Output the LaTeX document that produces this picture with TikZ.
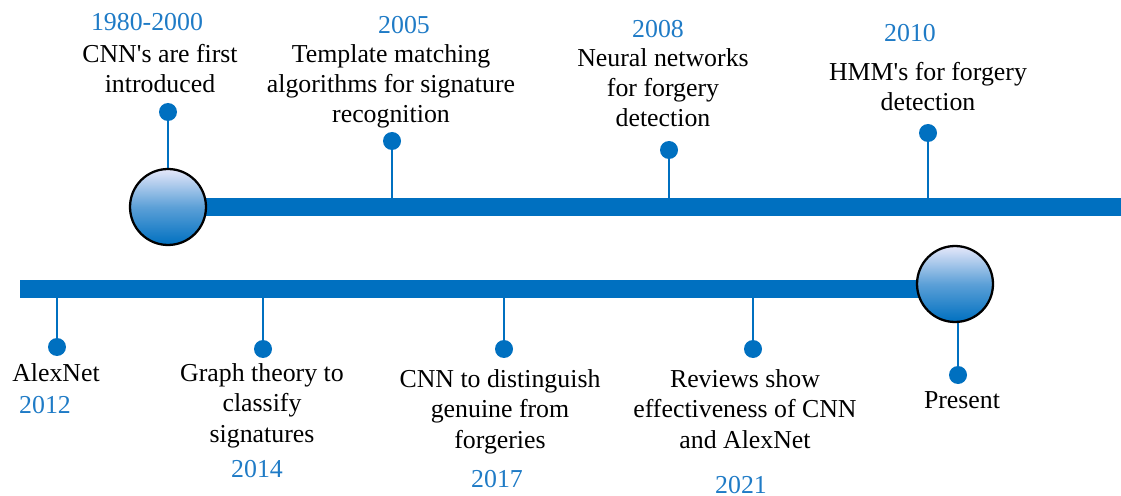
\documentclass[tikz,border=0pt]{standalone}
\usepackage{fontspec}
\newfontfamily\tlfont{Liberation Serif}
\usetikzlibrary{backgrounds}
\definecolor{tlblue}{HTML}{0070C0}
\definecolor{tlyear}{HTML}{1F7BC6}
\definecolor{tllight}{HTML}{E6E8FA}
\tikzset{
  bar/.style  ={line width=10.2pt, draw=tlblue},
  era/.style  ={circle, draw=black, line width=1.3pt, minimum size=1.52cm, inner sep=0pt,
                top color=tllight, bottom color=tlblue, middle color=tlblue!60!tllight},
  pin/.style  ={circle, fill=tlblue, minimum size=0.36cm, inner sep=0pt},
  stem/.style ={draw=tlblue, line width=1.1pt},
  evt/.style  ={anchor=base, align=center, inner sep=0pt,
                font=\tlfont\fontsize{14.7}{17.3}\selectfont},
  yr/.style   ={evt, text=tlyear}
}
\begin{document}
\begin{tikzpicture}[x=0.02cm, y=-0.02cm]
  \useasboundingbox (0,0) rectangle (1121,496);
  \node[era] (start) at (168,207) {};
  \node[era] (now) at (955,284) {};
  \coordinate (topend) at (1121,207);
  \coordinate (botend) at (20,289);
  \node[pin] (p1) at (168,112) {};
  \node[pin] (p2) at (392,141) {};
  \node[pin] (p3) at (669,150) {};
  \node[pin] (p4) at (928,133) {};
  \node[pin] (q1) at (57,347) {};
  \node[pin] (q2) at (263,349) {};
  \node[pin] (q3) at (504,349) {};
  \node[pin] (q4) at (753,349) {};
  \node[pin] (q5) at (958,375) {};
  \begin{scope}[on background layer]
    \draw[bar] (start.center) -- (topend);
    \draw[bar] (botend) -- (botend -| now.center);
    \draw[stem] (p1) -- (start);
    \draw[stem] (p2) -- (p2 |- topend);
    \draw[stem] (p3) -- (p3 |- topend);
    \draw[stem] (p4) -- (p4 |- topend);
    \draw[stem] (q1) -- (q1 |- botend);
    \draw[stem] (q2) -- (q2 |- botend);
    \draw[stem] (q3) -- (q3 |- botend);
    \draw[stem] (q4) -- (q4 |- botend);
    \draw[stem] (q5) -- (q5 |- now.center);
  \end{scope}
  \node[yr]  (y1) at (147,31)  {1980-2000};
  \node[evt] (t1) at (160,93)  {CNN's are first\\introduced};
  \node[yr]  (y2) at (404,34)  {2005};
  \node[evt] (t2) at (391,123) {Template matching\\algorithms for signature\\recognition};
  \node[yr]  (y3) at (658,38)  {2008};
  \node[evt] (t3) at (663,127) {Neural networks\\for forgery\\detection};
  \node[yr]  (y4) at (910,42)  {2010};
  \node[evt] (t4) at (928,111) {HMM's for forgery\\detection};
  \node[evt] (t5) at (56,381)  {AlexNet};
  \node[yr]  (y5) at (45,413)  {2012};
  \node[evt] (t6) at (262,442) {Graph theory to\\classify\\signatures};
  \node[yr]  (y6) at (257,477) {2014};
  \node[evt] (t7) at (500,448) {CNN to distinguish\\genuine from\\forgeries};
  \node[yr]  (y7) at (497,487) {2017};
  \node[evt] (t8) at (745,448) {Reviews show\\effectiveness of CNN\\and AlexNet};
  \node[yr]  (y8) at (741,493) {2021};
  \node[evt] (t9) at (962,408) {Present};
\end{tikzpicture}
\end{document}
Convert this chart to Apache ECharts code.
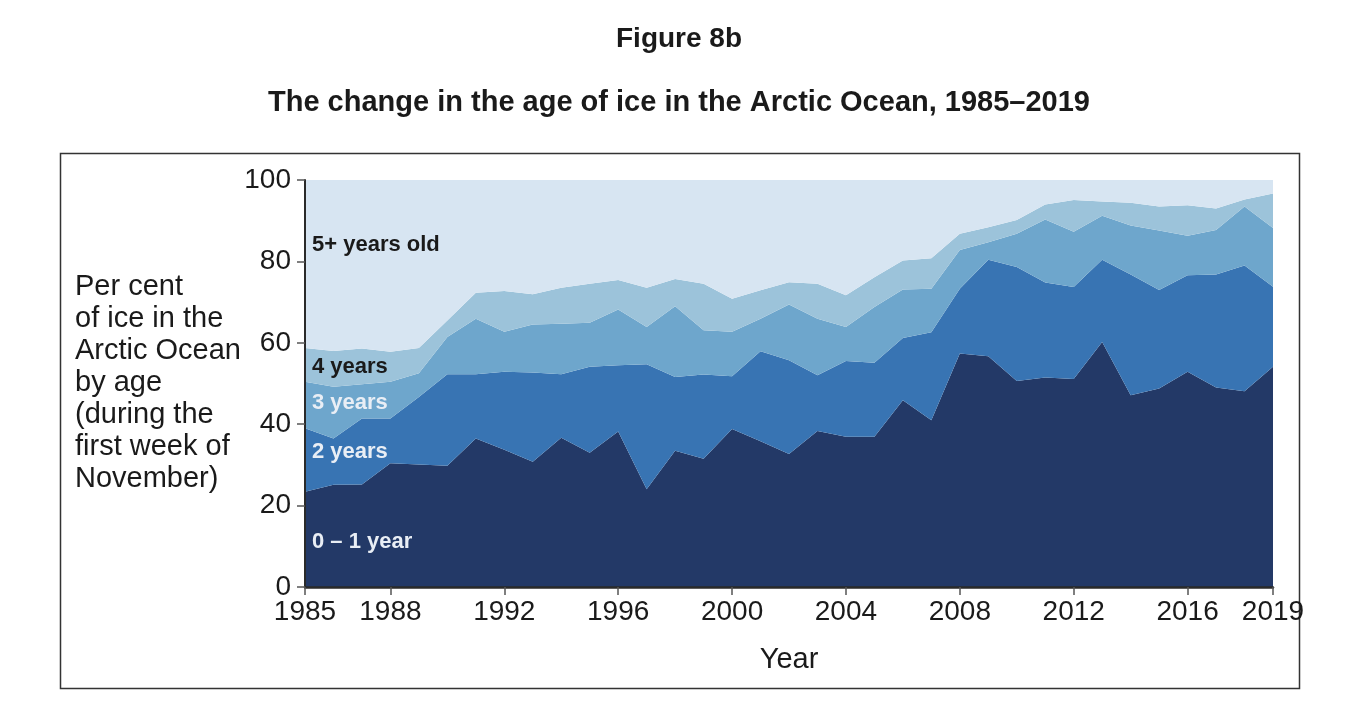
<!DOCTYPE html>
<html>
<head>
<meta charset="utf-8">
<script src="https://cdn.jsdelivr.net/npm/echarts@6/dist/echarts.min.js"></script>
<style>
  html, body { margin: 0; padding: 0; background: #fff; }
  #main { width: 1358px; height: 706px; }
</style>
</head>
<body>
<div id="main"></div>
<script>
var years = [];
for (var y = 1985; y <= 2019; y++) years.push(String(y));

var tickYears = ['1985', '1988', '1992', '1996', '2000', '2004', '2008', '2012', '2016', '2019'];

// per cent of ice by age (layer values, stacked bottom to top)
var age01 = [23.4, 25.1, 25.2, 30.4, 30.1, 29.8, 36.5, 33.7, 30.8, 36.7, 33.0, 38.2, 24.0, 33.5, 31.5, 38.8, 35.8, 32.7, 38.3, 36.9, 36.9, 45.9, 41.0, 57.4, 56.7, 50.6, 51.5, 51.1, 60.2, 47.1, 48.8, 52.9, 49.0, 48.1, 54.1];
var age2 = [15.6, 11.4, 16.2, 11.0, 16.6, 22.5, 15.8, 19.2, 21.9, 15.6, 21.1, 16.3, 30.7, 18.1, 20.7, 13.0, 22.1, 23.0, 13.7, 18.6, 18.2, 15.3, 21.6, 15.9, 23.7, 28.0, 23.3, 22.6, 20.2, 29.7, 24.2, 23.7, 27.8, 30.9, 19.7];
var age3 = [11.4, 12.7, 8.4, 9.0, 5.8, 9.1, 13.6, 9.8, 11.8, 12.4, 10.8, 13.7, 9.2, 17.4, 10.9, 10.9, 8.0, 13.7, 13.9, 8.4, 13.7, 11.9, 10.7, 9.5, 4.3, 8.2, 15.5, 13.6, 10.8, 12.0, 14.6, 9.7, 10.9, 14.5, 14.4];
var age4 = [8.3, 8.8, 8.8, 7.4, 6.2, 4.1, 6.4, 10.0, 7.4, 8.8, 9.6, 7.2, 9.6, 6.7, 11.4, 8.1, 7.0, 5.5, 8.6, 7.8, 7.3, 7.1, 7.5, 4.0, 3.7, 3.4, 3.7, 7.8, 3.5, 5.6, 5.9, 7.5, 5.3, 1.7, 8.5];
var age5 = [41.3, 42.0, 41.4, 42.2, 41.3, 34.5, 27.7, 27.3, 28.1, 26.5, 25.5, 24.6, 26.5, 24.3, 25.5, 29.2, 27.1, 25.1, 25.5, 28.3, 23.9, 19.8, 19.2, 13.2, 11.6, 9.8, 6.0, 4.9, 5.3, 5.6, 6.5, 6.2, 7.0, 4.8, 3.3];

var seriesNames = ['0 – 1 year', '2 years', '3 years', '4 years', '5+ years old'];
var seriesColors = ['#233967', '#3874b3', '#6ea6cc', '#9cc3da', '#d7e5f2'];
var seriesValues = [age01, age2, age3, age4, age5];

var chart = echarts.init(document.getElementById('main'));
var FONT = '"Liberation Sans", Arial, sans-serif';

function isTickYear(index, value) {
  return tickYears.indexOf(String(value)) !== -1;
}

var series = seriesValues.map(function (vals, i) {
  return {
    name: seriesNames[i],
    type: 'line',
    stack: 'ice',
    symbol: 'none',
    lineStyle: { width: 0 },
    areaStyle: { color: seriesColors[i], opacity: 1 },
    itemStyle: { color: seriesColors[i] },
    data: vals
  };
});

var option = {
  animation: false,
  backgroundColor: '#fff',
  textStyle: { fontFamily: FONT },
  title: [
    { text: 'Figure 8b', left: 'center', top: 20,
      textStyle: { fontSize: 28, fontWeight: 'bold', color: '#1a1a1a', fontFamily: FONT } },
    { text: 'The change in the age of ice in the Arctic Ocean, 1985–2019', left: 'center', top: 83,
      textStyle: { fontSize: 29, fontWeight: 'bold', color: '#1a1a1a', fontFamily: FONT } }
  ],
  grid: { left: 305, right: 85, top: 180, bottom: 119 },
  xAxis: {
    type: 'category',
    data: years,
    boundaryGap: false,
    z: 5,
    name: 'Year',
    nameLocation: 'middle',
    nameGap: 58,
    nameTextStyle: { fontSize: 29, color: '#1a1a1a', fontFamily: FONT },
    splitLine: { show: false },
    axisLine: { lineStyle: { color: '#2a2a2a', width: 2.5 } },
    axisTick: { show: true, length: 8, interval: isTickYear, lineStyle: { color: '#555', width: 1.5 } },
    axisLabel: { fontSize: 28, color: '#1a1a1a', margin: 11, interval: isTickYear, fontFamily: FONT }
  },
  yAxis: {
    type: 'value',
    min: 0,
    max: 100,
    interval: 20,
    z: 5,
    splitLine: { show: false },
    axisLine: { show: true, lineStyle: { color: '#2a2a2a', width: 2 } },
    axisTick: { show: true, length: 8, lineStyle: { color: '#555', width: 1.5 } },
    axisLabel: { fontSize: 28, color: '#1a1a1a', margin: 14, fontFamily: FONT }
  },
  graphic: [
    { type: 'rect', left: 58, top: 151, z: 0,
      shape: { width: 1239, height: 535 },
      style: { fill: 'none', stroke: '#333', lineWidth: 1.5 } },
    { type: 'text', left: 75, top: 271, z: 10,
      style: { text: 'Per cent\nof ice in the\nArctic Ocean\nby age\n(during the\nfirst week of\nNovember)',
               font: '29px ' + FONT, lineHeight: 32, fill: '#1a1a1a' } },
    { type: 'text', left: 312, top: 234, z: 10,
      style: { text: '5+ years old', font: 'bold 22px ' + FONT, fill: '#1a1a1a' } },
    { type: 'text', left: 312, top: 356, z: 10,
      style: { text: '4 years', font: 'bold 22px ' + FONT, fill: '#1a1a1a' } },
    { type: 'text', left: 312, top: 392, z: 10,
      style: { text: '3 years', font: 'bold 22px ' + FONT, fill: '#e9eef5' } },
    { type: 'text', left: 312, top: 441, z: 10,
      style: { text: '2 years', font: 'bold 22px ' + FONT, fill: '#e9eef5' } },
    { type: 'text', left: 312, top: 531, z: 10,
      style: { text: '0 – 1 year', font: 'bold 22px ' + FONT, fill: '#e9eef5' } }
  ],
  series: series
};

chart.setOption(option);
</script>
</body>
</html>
________________________
### Work to be completed
Exactly and only the lines from the line with "Convert this chart to Apache ECharts code." to the line with "7.0, 4.8, 3.3];", both ends included, should be echoed. Do not carry over the pictures.

### Task answer
Convert this chart to Apache ECharts code.
<!DOCTYPE html>
<html>
<head>
<meta charset="utf-8">
<script src="https://cdn.jsdelivr.net/npm/echarts@6/dist/echarts.min.js"></script>
<style>
  html, body { margin: 0; padding: 0; background: #fff; }
  #main { width: 1358px; height: 706px; }
</style>
</head>
<body>
<div id="main"></div>
<script>
var years = [];
for (var y = 1985; y <= 2019; y++) years.push(String(y));

var tickYears = ['1985', '1988', '1992', '1996', '2000', '2004', '2008', '2012', '2016', '2019'];

// per cent of ice by age (layer values, stacked bottom to top)
var age01 = [23.4, 25.1, 25.2, 30.4, 30.1, 29.8, 36.5, 33.7, 30.8, 36.7, 33.0, 38.2, 24.0, 33.5, 31.5, 38.8, 35.8, 32.7, 38.3, 36.9, 36.9, 45.9, 41.0, 57.4, 56.7, 50.6, 51.5, 51.1, 60.2, 47.1, 48.8, 52.9, 49.0, 48.1, 54.1];
var age2 = [15.6, 11.4, 16.2, 11.0, 16.6, 22.5, 15.8, 19.2, 21.9, 15.6, 21.1, 16.3, 30.7, 18.1, 20.7, 13.0, 22.1, 23.0, 13.7, 18.6, 18.2, 15.3, 21.6, 15.9, 23.7, 28.0, 23.3, 22.6, 20.2, 29.7, 24.2, 23.7, 27.8, 30.9, 19.7];
var age3 = [11.4, 12.7, 8.4, 9.0, 5.8, 9.1, 13.6, 9.8, 11.8, 12.4, 10.8, 13.7, 9.2, 17.4, 10.9, 10.9, 8.0, 13.7, 13.9, 8.4, 13.7, 11.9, 10.7, 9.5, 4.3, 8.2, 15.5, 13.6, 10.8, 12.0, 14.6, 9.7, 10.9, 14.5, 14.4];
var age4 = [8.3, 8.8, 8.8, 7.4, 6.2, 4.1, 6.4, 10.0, 7.4, 8.8, 9.6, 7.2, 9.6, 6.7, 11.4, 8.1, 7.0, 5.5, 8.6, 7.8, 7.3, 7.1, 7.5, 4.0, 3.7, 3.4, 3.7, 7.8, 3.5, 5.6, 5.9, 7.5, 5.3, 1.7, 8.5];
var age5 = [41.3, 42.0, 41.4, 42.2, 41.3, 34.5, 27.7, 27.3, 28.1, 26.5, 25.5, 24.6, 26.5, 24.3, 25.5, 29.2, 27.1, 25.1, 25.5, 28.3, 23.9, 19.8, 19.2, 13.2, 11.6, 9.8, 6.0, 4.9, 5.3, 5.6, 6.5, 6.2, 7.0, 4.8, 3.3];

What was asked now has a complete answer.